# Dryer Wines



## homebrew62 (Jan 3, 2010)

I've brewed a couple of batches of wine, but they are turning out a little sweet for my taste...does anyone have tips on how to make homebrewed wine a little dryer??? I am partial to a pinot noir myself.


----------



## Racer (Jan 3, 2010)

Welcome Homebrew! What kinds of wine have you made so far? kits,fruit, grape? Are you letting your wine ferment all the way and checking it with a hydrometer to make sure it is completly fermented?


----------



## Chateau Joe (Jan 4, 2010)

You need to give us some more information. 

Was this wine from a kit?
What was your starting and finishing S.G.?
What yeast were you using?


----------



## homebrew62 (Jan 5, 2010)

so far, i've got a strawberry and an apple wine. they were both made with fresh squeezed fruits (no kits). started the strawberry mead with about 35 lbs of berries and maybe 10 lbs of honey, i don't have the specific ingredients in front of me, but the apple had about 4 gallons of apple juice and 8 lbs of sugar. Does letting it ferment longer make it dryer, or by using less sugar? i don't want too much alcohol. The strawberry was about 12% and the apple was about 14%


----------



## bein_bein (Jan 5, 2010)

homebrew62 said:


> ... Does letting it ferment longer make it dryer, or by using less sugar? i don't want too much alcohol.

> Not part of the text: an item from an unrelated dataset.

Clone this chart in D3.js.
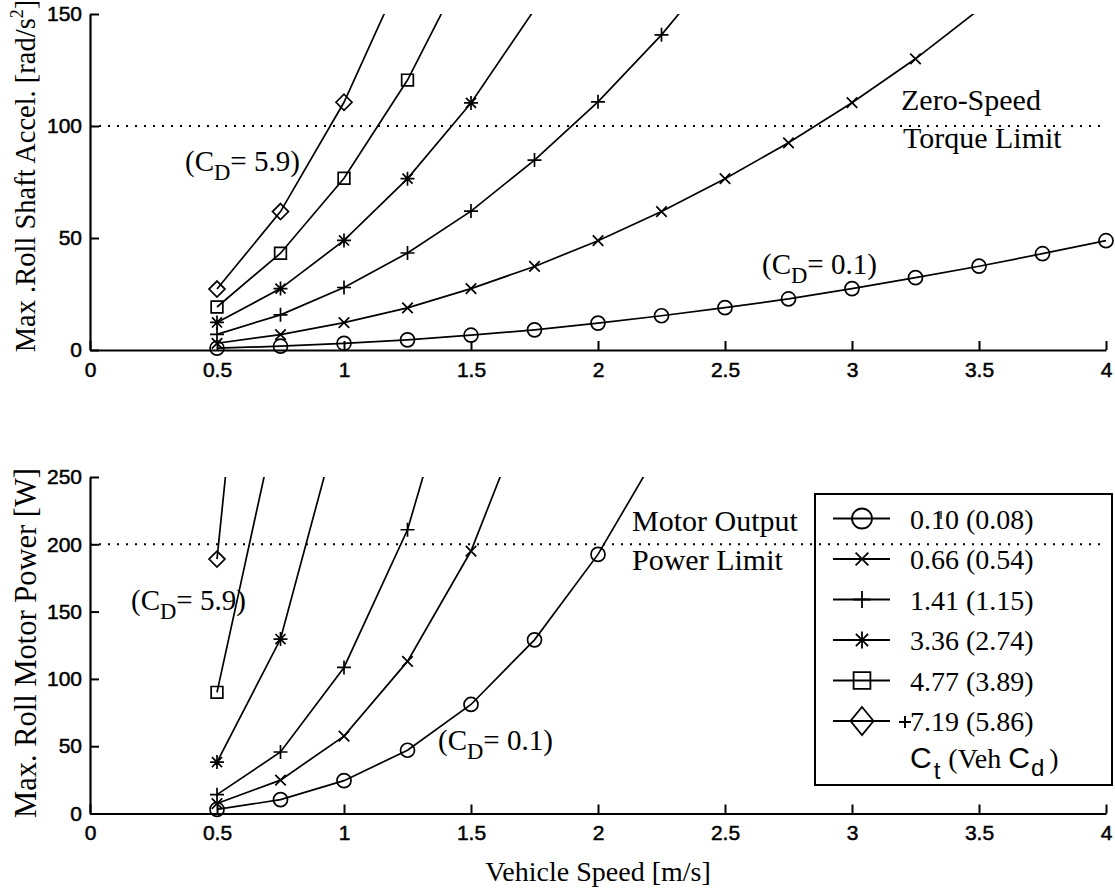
<!DOCTYPE html>
<html>
<head>
<meta charset="utf-8">
<script src="https://cdn.jsdelivr.net/npm/d3@7/dist/d3.min.js"></script>
<style>
  html, body { margin: 0; padding: 0; background: #fff; }
  svg { display: block; }
  .tick text { font-family: "Liberation Sans", Arial, sans-serif; font-size: 21px; fill: #000; stroke: #000; stroke-width: 0.5px; }
  .serif { font-family: "Liberation Serif", "Times New Roman", serif; fill: #000; }
  .sans { font-family: "Liberation Sans", Arial, sans-serif; fill: #000; }
</style>
</head>
<body>
<svg id="chart" width="1115" height="893"></svg>
<script>
// Vehicle speed samples [m/s]
const speeds = [0.5, 0.75, 1, 1.25, 1.5, 1.75, 2, 2.25, 2.5, 2.75, 3, 3.25, 3.5, 3.75, 4];

// Thrust coefficient labels and vehicle drag coefficients
const ctLabels = ["0.10", "0.66", "1.41", "3.36", "4.77", "7.19"];
const vehCd = ["0.08", "0.54", "1.15", "2.74", "3.89", "5.86"];
const markers = ["circle", "x", "plus", "star", "square", "diamond"];

// Maximum roll shaft acceleration [rad/s^2], one array per Ct (starting at 0.5 m/s)
const accelCt010 = [0.8, 1.7, 3.0, 4.5, 6.6, 9.0, 12.0, 15.3, 18.9, 22.8, 27.4, 32.3, 37.4, 43.0, 48.8];
const accelCt066 = [3.0, 6.9, 12.2, 18.8, 27.4, 37.3, 48.8, 61.8, 76.5, 92.5, 110.4, 130.0, 152];
const accelCt141 = [7.0, 15.7, 27.9, 43.3, 62.0, 84.8, 110.8, 140.7, 175];
const accelCt336 = [12.3, 27.4, 48.9, 76.5, 110.3, 152];
const accelCt477 = [19.2, 43.2, 76.7, 120.5, 176];
const accelCt719 = [27.2, 61.8, 110.6, 173];

// Maximum roll motor power [W], one array per Ct (starting at 0.5 m/s)
const powerCt010 = [3.0, 10.3, 24.4, 47.0, 81.0, 129.0, 192.5, 273];
const powerCt066 = [7.4, 24.8, 57.5, 113.0, 195.0, 315];
const powerCt141 = [14.0, 45.7, 108.5, 210.8, 372];
const powerCt336 = [38.2, 129.6, 305];
const powerCt477 = [90.0, 306];
const powerCt719 = [189.0, 650];

// Axis ticks and limits
const xTicks = [0, 0.5, 1, 1.5, 2, 2.5, 3, 3.5, 4];
const accelTicks = [0, 50, 100, 150];
const powerTicks = [0, 50, 100, 150, 200, 250];
const torqueLimit = 100;
const powerLimit = 200;

const accelSeries = [accelCt010, accelCt066, accelCt141, accelCt336, accelCt477, accelCt719];
const powerSeries = [powerCt010, powerCt066, powerCt141, powerCt336, powerCt477, powerCt719];

const svg = d3.select("#chart");

const x = d3.scaleLinear().domain([0, 4]).range([90, 1106]);
const yA = d3.scaleLinear().domain([0, 150]).range([350, 14]);
const yP = d3.scaleLinear().domain([0, 250]).range([813.5, 477]);

// Marker glyph paths centred on (0,0)
function markerPath(type, s) {
  const p = d3.path();
  if (type === "circle") { p.moveTo(s, 0); p.arc(0, 0, s, 0, 2 * Math.PI); }
  else if (type === "x") { const a = s * 0.75; p.moveTo(-a, -a); p.lineTo(a, a); p.moveTo(-a, a); p.lineTo(a, -a); }
  else if (type === "plus") { p.moveTo(-s, 0); p.lineTo(s, 0); p.moveTo(0, -s); p.lineTo(0, s); }
  else if (type === "star") {
    const a = s * 0.72;
    p.moveTo(-s, 0); p.lineTo(s, 0); p.moveTo(0, -s); p.lineTo(0, s);
    p.moveTo(-a, -a); p.lineTo(a, a); p.moveTo(-a, a); p.lineTo(a, -a);
  }
  else if (type === "square") { const a = s * 0.8; p.rect(-a, -a, 2 * a, 2 * a); }
  else if (type === "diamond") { p.moveTo(0, -s); p.lineTo(s, 0); p.lineTo(0, s); p.lineTo(-s, 0); p.closePath(); }
  return p.toString();
}
const markerSize = { circle: 7, x: 7, plus: 7, star: 7, square: 7.3, diamond: 8 };

function drawPanel(y, seriesList, ticks, limit, clipId) {
  const [y0, y1] = y.range();
  const yMax = y.domain()[1];

  svg.append("clipPath").attr("id", clipId)
    .append("rect").attr("x", x(0)).attr("y", y1).attr("width", x(4) - x(0) + 2).attr("height", y0 - y1 + 40);

  // limit line
  svg.append("line")
    .attr("x1", x(0)).attr("x2", x(4))
    .attr("y1", y(limit)).attr("y2", y(limit))
    .attr("stroke", "#000").attr("stroke-width", 2)
    .attr("stroke-dasharray", "2,7");

  const line = d3.line().x(d => x(d[0])).y(d => y(d[1]));
  seriesList.forEach((vals, i) => {
    const pts = vals.map((v, k) => [speeds[k], v]);
    svg.append("path")
      .attr("clip-path", `url(#${clipId})`)
      .attr("d", line(pts))
      .attr("fill", "none").attr("stroke", "#000").attr("stroke-width", 1.7);
    svg.append("g").selectAll("path")
      .data(pts.filter(d => d[1] <= yMax))
      .join("path")
      .attr("transform", d => `translate(${x(d[0])},${y(d[1])})`)
      .attr("d", markerPath(markers[i], markerSize[markers[i]]))
      .attr("fill", "none").attr("stroke", "#000").attr("stroke-width", 1.7);
  });

  const yAxis = d3.axisLeft(y).tickValues(ticks).tickFormat(d3.format("d"))
    .tickSizeInner(-9).tickSizeOuter(0).tickPadding(8);
  const gy = svg.append("g").attr("transform", `translate(${x(0)},0)`).call(yAxis);
  const xAxis = d3.axisBottom(x).tickValues(xTicks).tickFormat(d => String(d))
    .tickSizeInner(-9).tickSizeOuter(0).tickPadding(12);
  const gx = svg.append("g").attr("transform", `translate(0,${y0})`).call(xAxis);
  [gx, gy].forEach(g => {
    g.select(".domain").attr("stroke-width", 2.2);
    g.selectAll(".tick line").attr("stroke-width", 2);
  });
}

drawPanel(yA, accelSeries, accelTicks, torqueLimit, "clipAccel");
drawPanel(yP, powerSeries, powerTicks, powerLimit, "clipPower");

// Subscripted label helper: parts = [[text, isSub], ...]
function richText(xp, yp, parts, size, cls) {
  const t = svg.append("text").attr("class", cls || "serif").attr("x", xp).attr("y", yp).attr("font-size", size);
  let sub = false;
  parts.forEach(([s, isSub]) => {
    const ts = t.append("tspan").text(s);
    if (isSub && !sub) ts.attr("dy", size * 0.3).attr("font-size", size * 0.78);
    else if (!isSub && sub) ts.attr("dy", -size * 0.3);
    sub = isSub;
  });
  return t;
}

// Axis titles
svg.append("text").attr("class", "serif").attr("font-size", 28.5)
  .attr("transform", "translate(35,176) rotate(-90)").attr("text-anchor", "middle")
  .call(t => {
    t.append("tspan").text("Max .Roll Shaft Accel. [rad/s");
    t.append("tspan").text("2").attr("font-size", 18).attr("dy", -12);
    t.append("tspan").text("]").attr("dy", 12);
  });
svg.append("text").attr("class", "serif").attr("font-size", 30.5)
  .attr("transform", "translate(36,643) rotate(-90)").attr("text-anchor", "middle")
  .text("Max. Roll Motor Power [W]");
svg.append("text").attr("class", "serif").attr("font-size", 28)
  .attr("x", 598).attr("y", 881).attr("text-anchor", "middle")
  .text("Vehicle Speed [m/s]");

// Annotations
richText(185, 171, [["(C", false], ["D", true], ["= 5.9)", false]], 29);
richText(762, 274, [["(C", false], ["D", true], ["= 0.1)", false]], 29);
richText(131, 610, [["(C", false], ["D", true], ["= 5.9)", false]], 29);
richText(438, 750, [["(C", false], ["D", true], ["= 0.1)", false]], 29);
svg.append("text").attr("class", "serif").attr("font-size", 30).attr("x", 901).attr("y", 110).text("Zero-Speed");
svg.append("text").attr("class", "serif").attr("font-size", 30).attr("x", 903).attr("y", 148).text("Torque Limit");
svg.append("text").attr("class", "serif").attr("font-size", 30).attr("x", 632).attr("y", 531).text("Motor Output");
svg.append("text").attr("class", "serif").attr("font-size", 30).attr("x", 632).attr("y", 570).text("Power Limit");

// Legend
const lg = svg.append("g").attr("transform", "translate(815,494)");
lg.append("rect").attr("x", 0).attr("y", 0).attr("width", 297).attr("height", 291)
  .attr("fill", "none").attr("stroke", "#000").attr("stroke-width", 2);
ctLabels.forEach((c, i) => {
  const yy = 24.5 + i * 40.5;
  lg.append("line").attr("x1", 18).attr("x2", 75).attr("y1", yy).attr("y2", yy)
    .attr("stroke", "#000").attr("stroke-width", 1.8);
  lg.append("path").attr("transform", `translate(47,${yy})`)
    .attr("d", markers[i] === "diamond"
      ? "M0,-14L11.5,0L0,14L-11.5,0Z"
      : markerPath(markers[i], markers[i] === "circle" ? 10 : markers[i] === "square" ? 10.5 : 8.5))
    .attr("fill", "none").attr("stroke", "#000").attr("stroke-width", 1.8);
  lg.append("text").attr("class", "serif").attr("font-size", 28)
    .attr("x", 95).attr("y", yy + 10).text(`${c} (${vehCd[i]})`);
});
// small stray marks printed in the legend
lg.append("path").attr("d", "M126,17L126,25").attr("stroke", "#000").attr("stroke-width", 1.3);
lg.append("path").attr("d", "M84,228L96,228M90,222L90,234").attr("stroke", "#000").attr("stroke-width", 2);
// legend caption: Ct (Veh Cd)
const cap = lg.append("text").attr("x", 95).attr("y", 274).attr("font-size", 30);
cap.append("tspan").attr("class", "sans").text("C");
cap.append("tspan").attr("class", "sans").attr("font-size", 24).attr("dy", 11).attr("dx", 2).text("t");
cap.append("tspan").attr("class", "serif").attr("font-size", 28).attr("dy", -11).attr("dx", 8).text("(Veh ");
cap.append("tspan").attr("class", "sans").text("C");
cap.append("tspan").attr("class", "sans").attr("font-size", 24).attr("dy", 8).attr("dx", 1).text("d");
cap.append("tspan").attr("class", "serif").attr("font-size", 28).attr("dy", -8).attr("dx", 5).text(")");
</script>
</body>
</html>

The strawberry was about 12% and the apple was about 14%


Well, the longer it ferments the dryer it will be, but that will also increase your ABV. That why it's important to know what your SG readings are before you begin fermentation. That way you can approximate what your final ABV will be when done. I think most folks will let their wines fully ferment to dry then back sweeten to their specific taste before bottling..


----------



## Wade E (Jan 5, 2010)

You need to start off with an sglow enough for the yeast strain you are using to be able to ferment it out. Most fruit wines work best with a starting sg of around 1.085 and almost every wine yeast out there can ferment that dry given the right temp and some added nutrient and or yeast energizer. You also need to ensure that you are not racking off too much viable yeast and leaving whats still fermenting in the carboy with a low yeast supply.


----------